Site 250
- Launch site: Baikonur Cosmodrome
- Location: 46°00′30″N 63°18′18″E﻿ / ﻿46.0083°N 63.3049°E

Launch history
- Status: Inactive
- Launches: 1
- First launch: 15 May 1987
- Last launch: 15 May 1987
- Associated rockets: Energia Angara (future)

= Baikonur Cosmodrome Site 250 =

Site 250 at the Baikonur Cosmodrome, also known as UKSS (Универсальный Комплекс Стенд-Старт) and Bayterek (Байтерек), is a test facility and launch site which was used by the Energia rocket during the 1980s. The site consists of a single launch pad, which doubled as a test stand, and is supported by an engineering area and a propellant storage facility. As of 2011 the complex was planned to be rebuilt as the Bayterek Launch Complex, which would be used by the Angara rocket from 2015; however development is yet to begin.
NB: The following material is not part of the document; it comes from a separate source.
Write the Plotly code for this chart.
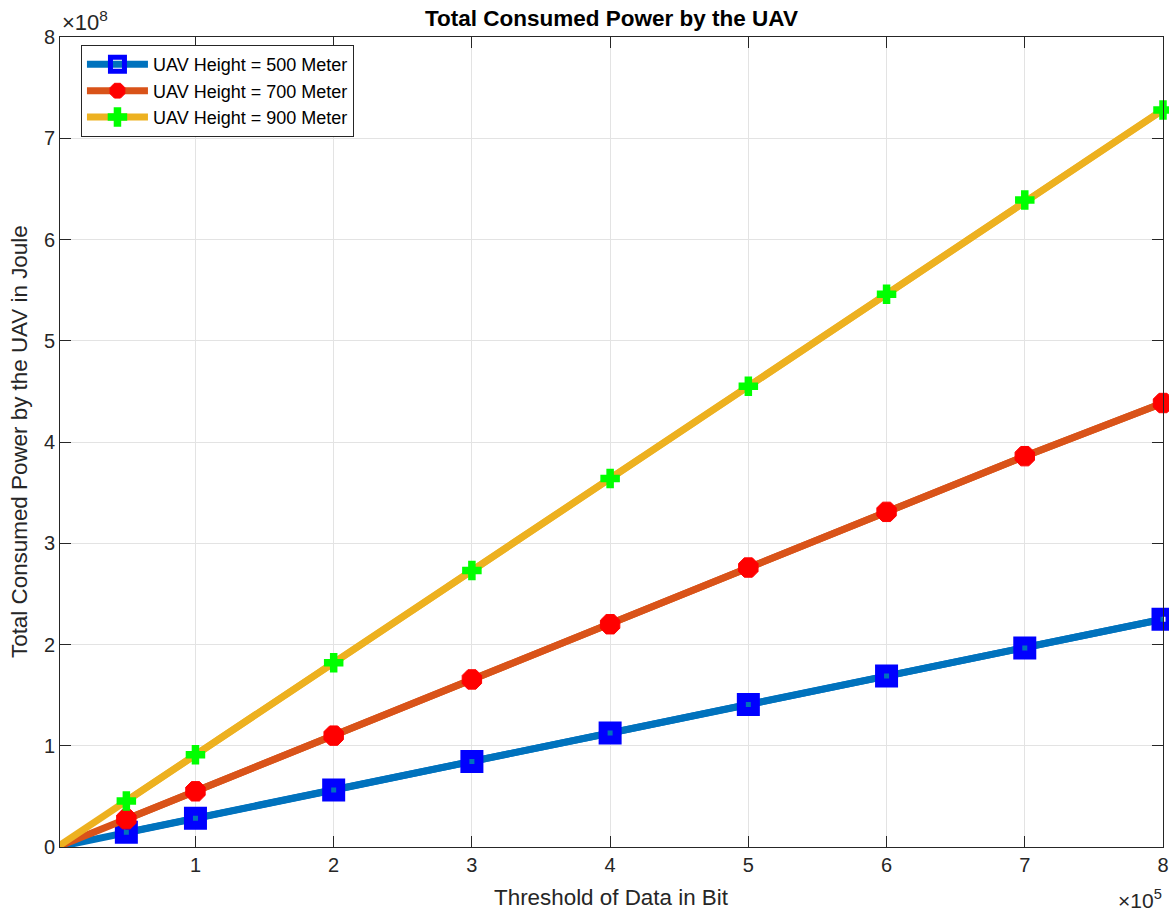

Today the UKSS at Site 250 is still standing, however it is deteriorating. Construction work for Bayterek is yet to begin.

==Energia==
Site 250 was built in the late 1970s as the Universal Complex Stand-Start (UKSS) to support Energia development, and unlike other Soviet launch complexes it was designed to support long-duration static tests as well as launches, after Valentin Glushko blamed the failure of the N1 programme on the lack of facilities to perform static tests. The only launch to have taken place from Site 250 was the maiden flight of the Energia rocket, carrying the Polyus spacecraft, which occurred on 15 May 1987. Energia was abandoned after just two launches, the other of which took place from Site 110.

==Angara==
Following the cancellation of the Energia programme Site 250 fell out of use. In 2008 Site 250 was selected for development of an Angara launch complex at Baikonur, the Bayterek Launch Complex, instead of Site 200/40 as had originally been planned, and Site 110 which was also under consideration. This decision was officially confirmed in 2009.

Today the UKSS at Site 250 is still standing, however it is deteriorating. Construction work for Bayterek is yet to begin.